SHORT PROBLEM: Skip all pictures. Write out the data below from its first line through the line that contains "const zip = (a, b)".

GIVEN RECORDS:
▼▼▼

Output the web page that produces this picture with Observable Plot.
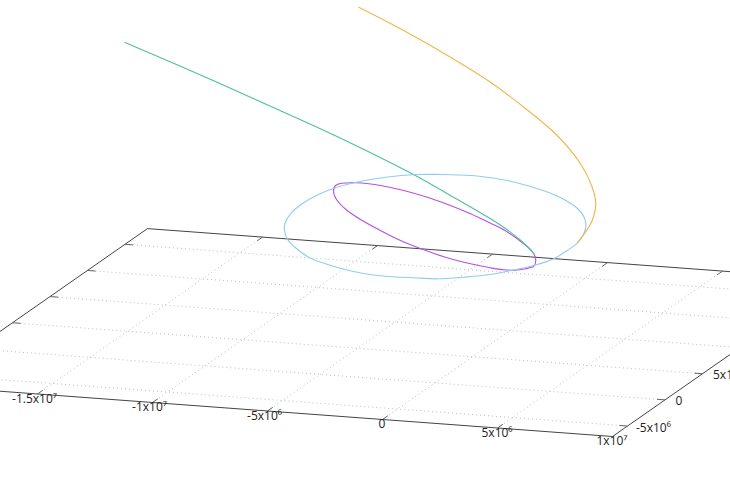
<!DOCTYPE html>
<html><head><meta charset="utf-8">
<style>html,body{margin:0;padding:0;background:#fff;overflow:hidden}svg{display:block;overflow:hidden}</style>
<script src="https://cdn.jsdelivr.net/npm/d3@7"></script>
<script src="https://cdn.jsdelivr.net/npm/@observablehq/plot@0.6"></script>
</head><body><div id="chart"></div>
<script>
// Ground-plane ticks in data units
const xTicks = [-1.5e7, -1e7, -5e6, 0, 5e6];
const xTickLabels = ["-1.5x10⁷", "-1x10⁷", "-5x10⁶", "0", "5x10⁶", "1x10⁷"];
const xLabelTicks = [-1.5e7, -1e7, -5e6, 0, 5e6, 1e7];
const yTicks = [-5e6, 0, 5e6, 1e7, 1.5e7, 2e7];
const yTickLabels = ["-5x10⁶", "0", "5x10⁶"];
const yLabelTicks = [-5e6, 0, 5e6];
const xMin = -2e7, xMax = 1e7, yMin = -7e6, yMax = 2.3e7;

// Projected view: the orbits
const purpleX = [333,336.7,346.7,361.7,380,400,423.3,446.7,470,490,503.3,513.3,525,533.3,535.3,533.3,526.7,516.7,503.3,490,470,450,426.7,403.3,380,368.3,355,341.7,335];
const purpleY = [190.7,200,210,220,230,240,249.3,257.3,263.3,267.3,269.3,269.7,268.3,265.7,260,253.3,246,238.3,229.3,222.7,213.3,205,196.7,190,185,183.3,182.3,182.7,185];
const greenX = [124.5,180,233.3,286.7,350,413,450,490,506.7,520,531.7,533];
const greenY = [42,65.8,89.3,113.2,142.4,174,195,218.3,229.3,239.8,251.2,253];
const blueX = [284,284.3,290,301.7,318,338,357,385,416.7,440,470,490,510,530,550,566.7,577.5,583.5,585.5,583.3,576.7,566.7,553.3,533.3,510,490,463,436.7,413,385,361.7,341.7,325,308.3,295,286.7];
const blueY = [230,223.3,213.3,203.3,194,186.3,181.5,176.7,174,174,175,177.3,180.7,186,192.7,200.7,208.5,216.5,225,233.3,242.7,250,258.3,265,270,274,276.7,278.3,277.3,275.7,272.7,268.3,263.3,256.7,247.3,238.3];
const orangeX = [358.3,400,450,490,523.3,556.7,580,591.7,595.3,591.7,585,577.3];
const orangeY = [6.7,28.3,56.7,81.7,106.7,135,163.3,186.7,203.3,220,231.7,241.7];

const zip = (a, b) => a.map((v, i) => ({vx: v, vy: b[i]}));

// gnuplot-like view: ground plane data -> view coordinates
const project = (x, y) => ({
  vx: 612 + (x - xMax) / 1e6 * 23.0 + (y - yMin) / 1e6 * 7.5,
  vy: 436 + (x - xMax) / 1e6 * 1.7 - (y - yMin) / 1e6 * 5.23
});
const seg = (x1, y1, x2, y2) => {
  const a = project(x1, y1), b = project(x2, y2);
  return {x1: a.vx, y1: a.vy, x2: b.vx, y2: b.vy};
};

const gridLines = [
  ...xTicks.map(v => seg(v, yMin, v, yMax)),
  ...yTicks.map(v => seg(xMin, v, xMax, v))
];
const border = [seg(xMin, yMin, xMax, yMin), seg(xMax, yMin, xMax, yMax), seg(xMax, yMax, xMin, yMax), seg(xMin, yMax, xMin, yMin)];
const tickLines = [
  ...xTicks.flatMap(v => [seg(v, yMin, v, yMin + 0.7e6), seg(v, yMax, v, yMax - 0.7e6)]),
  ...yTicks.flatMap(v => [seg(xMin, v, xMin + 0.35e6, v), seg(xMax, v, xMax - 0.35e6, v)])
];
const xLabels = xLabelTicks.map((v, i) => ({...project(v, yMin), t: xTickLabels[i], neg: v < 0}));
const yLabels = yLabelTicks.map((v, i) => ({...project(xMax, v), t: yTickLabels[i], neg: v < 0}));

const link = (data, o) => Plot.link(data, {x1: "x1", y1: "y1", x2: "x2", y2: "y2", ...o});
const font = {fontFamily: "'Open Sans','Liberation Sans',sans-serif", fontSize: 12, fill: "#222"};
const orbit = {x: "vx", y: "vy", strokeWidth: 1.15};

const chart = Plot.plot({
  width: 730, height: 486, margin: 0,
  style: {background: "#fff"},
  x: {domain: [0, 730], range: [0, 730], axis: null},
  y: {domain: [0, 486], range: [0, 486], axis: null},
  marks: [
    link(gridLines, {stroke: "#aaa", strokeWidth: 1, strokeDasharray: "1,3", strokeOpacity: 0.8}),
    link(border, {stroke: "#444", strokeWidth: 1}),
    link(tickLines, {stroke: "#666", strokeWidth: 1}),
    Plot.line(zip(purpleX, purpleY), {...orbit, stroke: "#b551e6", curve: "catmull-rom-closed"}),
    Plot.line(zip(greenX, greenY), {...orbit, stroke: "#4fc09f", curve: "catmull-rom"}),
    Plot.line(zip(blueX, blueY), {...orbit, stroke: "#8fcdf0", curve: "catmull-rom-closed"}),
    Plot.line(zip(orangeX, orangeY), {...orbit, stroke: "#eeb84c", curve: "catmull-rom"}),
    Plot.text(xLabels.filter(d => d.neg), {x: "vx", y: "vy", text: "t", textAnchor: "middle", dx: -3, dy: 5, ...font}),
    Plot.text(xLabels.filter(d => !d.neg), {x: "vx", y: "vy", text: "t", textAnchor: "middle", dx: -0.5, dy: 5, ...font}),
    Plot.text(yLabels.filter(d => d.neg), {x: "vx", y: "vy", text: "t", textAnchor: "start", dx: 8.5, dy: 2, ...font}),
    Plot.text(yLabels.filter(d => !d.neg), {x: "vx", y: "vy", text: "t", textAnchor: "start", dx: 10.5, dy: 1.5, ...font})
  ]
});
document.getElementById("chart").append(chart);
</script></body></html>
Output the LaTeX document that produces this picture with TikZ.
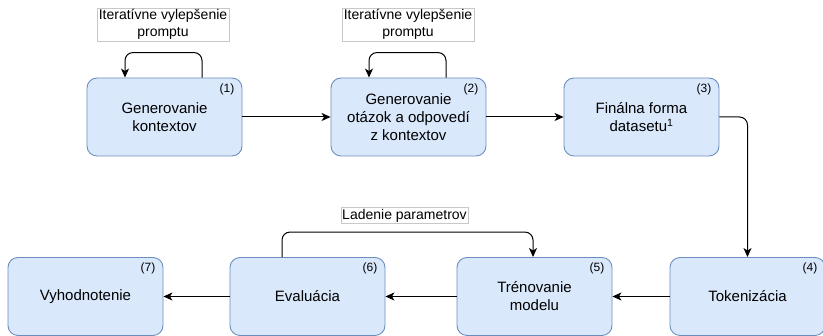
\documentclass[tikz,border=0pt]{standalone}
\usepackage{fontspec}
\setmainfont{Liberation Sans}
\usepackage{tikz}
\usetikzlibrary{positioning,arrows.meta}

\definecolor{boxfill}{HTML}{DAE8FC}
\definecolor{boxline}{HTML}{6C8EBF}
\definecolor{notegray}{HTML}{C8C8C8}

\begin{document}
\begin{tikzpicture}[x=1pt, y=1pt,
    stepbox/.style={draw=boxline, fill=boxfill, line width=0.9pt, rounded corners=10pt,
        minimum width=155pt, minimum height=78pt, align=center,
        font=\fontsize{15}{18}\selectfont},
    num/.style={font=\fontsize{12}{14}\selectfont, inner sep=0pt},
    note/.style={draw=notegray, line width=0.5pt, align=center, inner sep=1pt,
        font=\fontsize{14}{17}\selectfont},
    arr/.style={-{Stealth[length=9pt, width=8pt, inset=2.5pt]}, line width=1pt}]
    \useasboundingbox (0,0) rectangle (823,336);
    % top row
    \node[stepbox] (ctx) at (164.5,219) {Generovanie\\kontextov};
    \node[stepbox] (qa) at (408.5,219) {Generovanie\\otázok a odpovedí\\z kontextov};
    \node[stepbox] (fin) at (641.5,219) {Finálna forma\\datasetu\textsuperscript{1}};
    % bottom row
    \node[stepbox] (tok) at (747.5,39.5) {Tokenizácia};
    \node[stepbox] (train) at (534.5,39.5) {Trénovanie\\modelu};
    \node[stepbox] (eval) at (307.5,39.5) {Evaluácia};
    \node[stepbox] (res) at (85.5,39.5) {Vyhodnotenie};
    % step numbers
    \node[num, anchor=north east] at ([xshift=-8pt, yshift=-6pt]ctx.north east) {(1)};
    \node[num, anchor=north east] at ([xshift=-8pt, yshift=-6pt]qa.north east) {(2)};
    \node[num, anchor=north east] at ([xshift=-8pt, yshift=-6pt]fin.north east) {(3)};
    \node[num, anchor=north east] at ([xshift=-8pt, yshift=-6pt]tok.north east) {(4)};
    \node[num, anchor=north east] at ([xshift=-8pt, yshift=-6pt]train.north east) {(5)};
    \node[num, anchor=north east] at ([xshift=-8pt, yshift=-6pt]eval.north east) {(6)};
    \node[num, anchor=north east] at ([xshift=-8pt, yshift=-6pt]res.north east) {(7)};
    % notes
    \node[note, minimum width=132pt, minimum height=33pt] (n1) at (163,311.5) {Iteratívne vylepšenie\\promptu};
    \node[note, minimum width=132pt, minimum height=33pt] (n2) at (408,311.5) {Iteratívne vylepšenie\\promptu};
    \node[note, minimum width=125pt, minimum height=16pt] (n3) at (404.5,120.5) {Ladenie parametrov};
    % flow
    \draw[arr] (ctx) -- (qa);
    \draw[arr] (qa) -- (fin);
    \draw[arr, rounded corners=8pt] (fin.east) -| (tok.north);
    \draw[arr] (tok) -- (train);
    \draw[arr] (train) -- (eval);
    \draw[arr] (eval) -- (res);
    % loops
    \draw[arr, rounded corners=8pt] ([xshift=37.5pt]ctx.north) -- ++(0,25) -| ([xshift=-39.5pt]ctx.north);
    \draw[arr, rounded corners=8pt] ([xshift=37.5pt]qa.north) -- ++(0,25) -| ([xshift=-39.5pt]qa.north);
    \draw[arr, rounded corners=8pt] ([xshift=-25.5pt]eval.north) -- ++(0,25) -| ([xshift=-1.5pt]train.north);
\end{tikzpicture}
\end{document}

▲▲▲

EXPECTED ANSWER:
Output the web page that produces this picture with Observable Plot.
<!DOCTYPE html>
<html><head><meta charset="utf-8">
<style>html,body{margin:0;padding:0;background:#fff;overflow:hidden}svg{display:block;overflow:hidden}</style>
<script src="https://cdn.jsdelivr.net/npm/d3@7"></script>
<script src="https://cdn.jsdelivr.net/npm/@observablehq/plot@0.6"></script>
</head><body><div id="chart"></div>
<script>
// Ground-plane ticks in data units
const xTicks = [-1.5e7, -1e7, -5e6, 0, 5e6];
const xTickLabels = ["-1.5x10⁷", "-1x10⁷", "-5x10⁶", "0", "5x10⁶", "1x10⁷"];
const xLabelTicks = [-1.5e7, -1e7, -5e6, 0, 5e6, 1e7];
const yTicks = [-5e6, 0, 5e6, 1e7, 1.5e7, 2e7];
const yTickLabels = ["-5x10⁶", "0", "5x10⁶"];
const yLabelTicks = [-5e6, 0, 5e6];
const xMin = -2e7, xMax = 1e7, yMin = -7e6, yMax = 2.3e7;

// Projected view: the orbits
const purpleX = [333,336.7,346.7,361.7,380,400,423.3,446.7,470,490,503.3,513.3,525,533.3,535.3,533.3,526.7,516.7,503.3,490,470,450,426.7,403.3,380,368.3,355,341.7,335];
const purpleY = [190.7,200,210,220,230,240,249.3,257.3,263.3,267.3,269.3,269.7,268.3,265.7,260,253.3,246,238.3,229.3,222.7,213.3,205,196.7,190,185,183.3,182.3,182.7,185];
const greenX = [124.5,180,233.3,286.7,350,413,450,490,506.7,520,531.7,533];
const greenY = [42,65.8,89.3,113.2,142.4,174,195,218.3,229.3,239.8,251.2,253];
const blueX = [284,284.3,290,301.7,318,338,357,385,416.7,440,470,490,510,530,550,566.7,577.5,583.5,585.5,583.3,576.7,566.7,553.3,533.3,510,490,463,436.7,413,385,361.7,341.7,325,308.3,295,286.7];
const blueY = [230,223.3,213.3,203.3,194,186.3,181.5,176.7,174,174,175,177.3,180.7,186,192.7,200.7,208.5,216.5,225,233.3,242.7,250,258.3,265,270,274,276.7,278.3,277.3,275.7,272.7,268.3,263.3,256.7,247.3,238.3];
const orangeX = [358.3,400,450,490,523.3,556.7,580,591.7,595.3,591.7,585,577.3];
const orangeY = [6.7,28.3,56.7,81.7,106.7,135,163.3,186.7,203.3,220,231.7,241.7];

const zip = (a, b) => a.map((v, i) => ({vx: v, vy: b[i]}));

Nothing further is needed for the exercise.